Good news, everybody! The U.S. economy added 216,000 jobs in March, lowering the unemployment rate to a slightly less depressing 8.8 percent. The bad news? Even if you have a job, you might not be able to afford a basic standard of living that covers the “cost of fundamentals like housing, utilities, food, health care, transportation and, in the case of working parents, child care,” according to a new study reported on by the New York Times.
The official poverty level in this country is $10, 830 for a single person, meaning that, theoretically, someone making double that should be able to live a normal life. Actually, not so much. The study, commissioned by the non-profit Wider Opportunities for Women, found that a single person needs to make at least $30,012 a year to live a secure, frills-free lifestyle where food, healthcare and transportation aren’t a problem.

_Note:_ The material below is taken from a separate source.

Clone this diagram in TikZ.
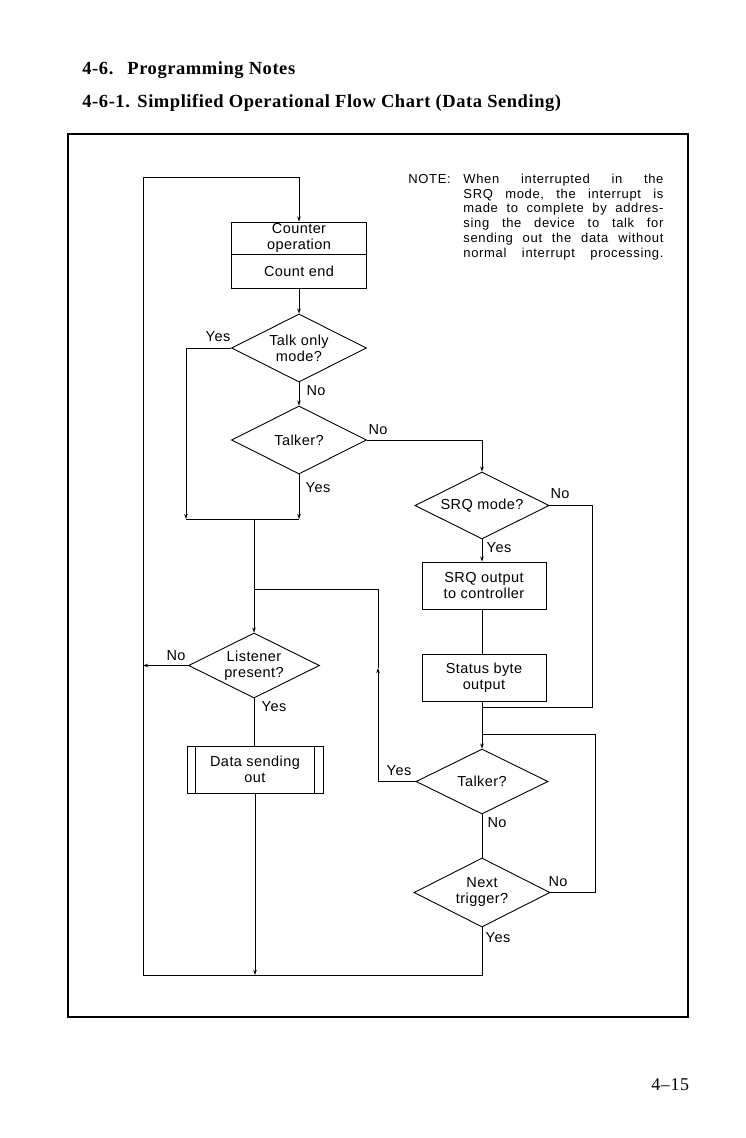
\documentclass[tikz,border=0pt]{standalone}
\usepackage{fontspec}
\usetikzlibrary{shapes.geometric,arrows.meta,calc}
\newfontfamily\flowfont[LetterSpace=3]{Liberation Sans}
\newfontfamily\notefont[LetterSpace=5]{Liberation Sans}
\newfontfamily\headfont[LetterSpace=3]{Liberation Serif}
\newcommand\flowtxt{\flowfont\fontsize{14.5}{16}\selectfont}
\newcommand\notetxt{\notefont\fontsize{13}{14.8}\selectfont}
\newcommand\headtxt{\headfont\bfseries\fontsize{18.5}{22}\selectfont}
\newcommand\pagetxt{\headfont\fontsize{18}{22}\selectfont}
\newcommand\nl[1]{\makebox[200pt][s]{#1}\\}
\begin{document}
\begin{tikzpicture}[x=1pt,y=-1pt,
  line width=0.9pt,
  every node/.style={inner sep=0pt},
  procbox/.style={draw, rectangle, align=center, font=\flowtxt},
  decision/.style={draw, diamond, shape aspect=2, align=center, font=\flowtxt},
  lbl/.style={font=\flowtxt},
  arr/.style={-{Stealth[length=5pt,width=3.5pt]}},
  frame/.style={line width=1.6pt}]
\useasboundingbox (0,0) rectangle (746,1138);
% headings
\node[anchor=base west, font=\headtxt] (h1a) at (82,74) {4-6.};
\node[anchor=base west, font=\headtxt] (h1b) at (127,74) {Programming Notes};
\node[anchor=base west, font=\headtxt] (h2a) at (82,107) {4-6-1.};
\node[anchor=base west, font=\headtxt] (h2b) at (137,107) {Simplified Operational Flow Chart (Data Sending)};
\node[anchor=base west, font=\pagetxt] (pg) at (651,1090) {4–15};
% frame
\draw[frame] (68,134) rectangle (688,1017);
% note
\node[anchor=base west, font=\notetxt] (notelbl) at (408,183) {NOTE:};
\node[anchor=north west, font=\notetxt, text width=200pt, align=left] (note) at (463,173.5)
 {\nl{When \hfill interrupted \hfill in \hfill the}\nl{SRQ \hfill mode, \hfill the \hfill interrupt \hfill is}\nl{made \hfill to \hfill complete \hfill by \hfill addres-}\nl{sing \hfill the \hfill device \hfill to \hfill talk \hfill for}\nl{sending \hfill out \hfill the \hfill data \hfill without}\makebox[200pt][s]{normal \hfill interrupt \hfill processing.}};
% nodes
\node[procbox, minimum width=135pt, minimum height=32pt] (cop) at (299,238) {Counter\\operation};
\node[procbox, minimum width=135pt, minimum height=34pt] (cend) at (299,271) {Count end};
\node[decision, minimum width=135pt, minimum height=68pt] (talkonly) at (299,348) {Talk only\\mode?};
\node[decision, minimum width=135pt, minimum height=68pt] (talker1) at (299,440) {Talker?};
\node[decision, minimum width=134pt, minimum height=67pt] (srq) at (482,505.5) {SRQ mode?};
\node[procbox, minimum width=124pt, minimum height=47pt] (srqout) at (484,585.5) {SRQ output\\to controller};
\node[procbox, minimum width=124pt, minimum height=47pt] (status) at (484,677.5) {Status byte\\output};
\node[decision, minimum width=131pt, minimum height=65pt] (listener) at (254,665.5) {Listener\\present?};
\node[procbox, minimum width=136pt, minimum height=47pt] (datasend) at (255,769.5) {Data sending\\out};
\node[decision, minimum width=132pt, minimum height=65pt] (talker2) at (482,781.5) {Talker?};
\node[decision, minimum width=136pt, minimum height=69pt] (nexttrig) at (482,892.5) {Next\\trigger?};
\draw ([xshift=9pt]datasend.north west) -- ([xshift=9pt]datasend.south west);
\draw ([xshift=-9pt]datasend.north east) -- ([xshift=-9pt]datasend.south east);
% coordinates
\coordinate (bl) at (143,975);
\coordinate (bj) at (255,975);
\coordinate (tl) at (143,177);
\coordinate (ya) at (186,519);
\coordinate (yb) at (299,519);
\coordinate (yj) at (254,519);
\coordinate (sn) at (592,707);
\coordinate (sj) at (482,707);
\coordinate (nn) at (595,734);
\coordinate (nj) at (482,734);
\coordinate (tmid) at (378,668);
\coordinate (ty) at (378,589);
\coordinate (tj) at (254,589);
\coordinate (ln) at (143,665.5);
% connectors
\draw[arr] (nexttrig.south) |- (bl) -- (tl) -| (cop.north);
\draw[arr] (datasend.south) -- (bj);
\draw[arr] (cend.south) -- (talkonly.north);
\draw[arr] (talkonly.south) -- (talker1.north);
\draw[arr] (talkonly.west) -| (ya);
\draw[arr] (talker1.south) -- (yb);
\draw (ya) -- (yb);
\draw[arr] (yj) -- (listener.north);
\draw[arr] (talker1.east) -| (srq.north);
\draw[arr] (srq.south) -- (srq.south |- srqout.north);
\draw (srq.south |- srqout.south) -- (srq.south |- status.north);
\draw[arr] (srq.south |- status.south) -- (talker2.north);
\draw (srq.east) -| (sn) -- (sj);
\draw (nexttrig.east) -| (nn) -- (nj);
\draw (talker2.south) -- (nexttrig.north);
\draw[arr] (talker2.west) -| (tmid);
\draw (tmid) -- (ty) -- (tj);
\draw (listener.south) -- (listener.south |- datasend.north);
\draw[arr] (listener.west) -- (ln);
% labels
\node[lbl] (l1) at (218,337) {Yes};
\node[lbl] (l2) at (316,391) {No};
\node[lbl] (l3) at (378,430) {No};
\node[lbl] (l4) at (318,488) {Yes};
\node[lbl] (l5) at (560,494) {No};
\node[lbl] (l6) at (499,548) {Yes};
\node[lbl] (l7) at (176,656) {No};
\node[lbl] (l8) at (274,707) {Yes};
\node[lbl] (l9) at (399,771) {Yes};
\node[lbl] (l10) at (497,823) {No};
\node[lbl] (l11) at (558,882) {No};
\node[lbl] (l12) at (498,938) {Yes};
\end{tikzpicture}
\end{document}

That requires an hourly wage of about $14 an hour–almost double the national minimum wage of $7.25. When you add kids into the mix, things get even more expensive. A single parent with two kids needs to make $57, 756 ($27 an hour) for economic security while a couple needs to make $67, 920 ($16 an hour per person). Remember, we’re not talking about having enough for trips to Disneyland and nice dinners out. We’re talking making enough so that if someone gets sick their medical bills don’t condemn them to poverty.
The problem, of course, is that lots of people in this country don’t meet this income standard. In fact, in 2009, the Census indicates that 14.3 percent of Americans live below the poverty line, let alone the $30,012 the study recommends. The study doesn’t cite how many people are below that 30K mark, but the average per capita median income in 2009 was $26,530, meaning that a huge percentage of Americans are having trouble making ends meet.

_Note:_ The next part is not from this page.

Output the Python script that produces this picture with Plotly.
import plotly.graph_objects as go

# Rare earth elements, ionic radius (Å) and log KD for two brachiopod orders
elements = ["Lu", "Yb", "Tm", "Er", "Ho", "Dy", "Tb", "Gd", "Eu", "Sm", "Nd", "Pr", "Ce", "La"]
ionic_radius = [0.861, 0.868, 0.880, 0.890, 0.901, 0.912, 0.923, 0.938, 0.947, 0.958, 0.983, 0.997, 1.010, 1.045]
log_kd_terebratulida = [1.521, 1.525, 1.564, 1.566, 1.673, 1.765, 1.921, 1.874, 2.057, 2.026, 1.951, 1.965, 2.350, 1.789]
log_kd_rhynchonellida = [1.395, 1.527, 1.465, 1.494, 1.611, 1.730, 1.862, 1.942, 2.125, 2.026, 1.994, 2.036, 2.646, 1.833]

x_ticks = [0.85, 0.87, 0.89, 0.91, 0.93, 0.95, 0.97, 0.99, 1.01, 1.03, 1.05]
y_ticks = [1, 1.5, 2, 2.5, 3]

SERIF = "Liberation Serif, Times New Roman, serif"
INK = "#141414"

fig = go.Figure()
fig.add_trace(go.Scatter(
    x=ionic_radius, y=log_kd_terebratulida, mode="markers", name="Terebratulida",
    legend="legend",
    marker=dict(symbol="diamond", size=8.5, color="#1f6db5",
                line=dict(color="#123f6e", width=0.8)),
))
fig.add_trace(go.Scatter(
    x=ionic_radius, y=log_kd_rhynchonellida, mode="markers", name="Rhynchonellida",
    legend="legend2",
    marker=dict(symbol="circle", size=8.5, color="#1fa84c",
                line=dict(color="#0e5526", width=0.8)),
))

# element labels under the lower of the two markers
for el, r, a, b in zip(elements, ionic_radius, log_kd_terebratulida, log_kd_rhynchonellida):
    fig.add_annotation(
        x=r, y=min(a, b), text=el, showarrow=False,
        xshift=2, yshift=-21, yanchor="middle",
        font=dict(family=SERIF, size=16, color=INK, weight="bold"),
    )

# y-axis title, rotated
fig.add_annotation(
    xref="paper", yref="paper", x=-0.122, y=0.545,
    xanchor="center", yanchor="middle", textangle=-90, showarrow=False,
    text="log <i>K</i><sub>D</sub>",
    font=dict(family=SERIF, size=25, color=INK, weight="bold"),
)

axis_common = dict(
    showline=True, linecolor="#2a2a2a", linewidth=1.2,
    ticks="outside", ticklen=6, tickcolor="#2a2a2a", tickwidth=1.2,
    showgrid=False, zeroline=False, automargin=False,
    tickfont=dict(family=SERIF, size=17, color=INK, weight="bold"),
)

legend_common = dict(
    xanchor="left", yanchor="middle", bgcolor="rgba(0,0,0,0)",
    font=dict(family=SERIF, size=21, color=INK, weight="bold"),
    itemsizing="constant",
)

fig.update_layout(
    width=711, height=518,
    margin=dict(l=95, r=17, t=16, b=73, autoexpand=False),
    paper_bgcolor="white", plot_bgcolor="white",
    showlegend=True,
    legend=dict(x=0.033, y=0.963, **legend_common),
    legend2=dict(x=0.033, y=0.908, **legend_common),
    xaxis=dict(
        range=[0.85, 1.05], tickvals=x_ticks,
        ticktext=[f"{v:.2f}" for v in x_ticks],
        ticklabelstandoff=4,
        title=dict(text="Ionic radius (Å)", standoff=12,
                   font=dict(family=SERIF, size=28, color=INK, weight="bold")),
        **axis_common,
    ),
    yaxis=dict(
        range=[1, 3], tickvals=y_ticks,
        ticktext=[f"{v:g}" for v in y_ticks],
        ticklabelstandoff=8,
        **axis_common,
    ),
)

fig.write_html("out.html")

So, what are the practical implications of this study? Hopefully one is that the “welfare queen” myth can finally be dispelled. As Carol Goertzel of Philadelphia non-profit PathWaysPA says in the Times piece: “Politicians are so worried about fraud and abuse … But they are not seeing the picture of families who are working but simply not making enough money to support their families, and need public support.”
Forget about utopia; we’re talking about making enough just to get by. In order to reach that point, we either need to make sure that jobs pay enough to support a basic standard of living or beef up public services so that making $20,000 doesn’t mean living without healthcare and access to good schools. Inequality and economic unrest isn’t good for anyone, including the rich. We have the highest GDP in the entire world; surely we can provide a basic, middle-class lifestyle to more of our working citizens.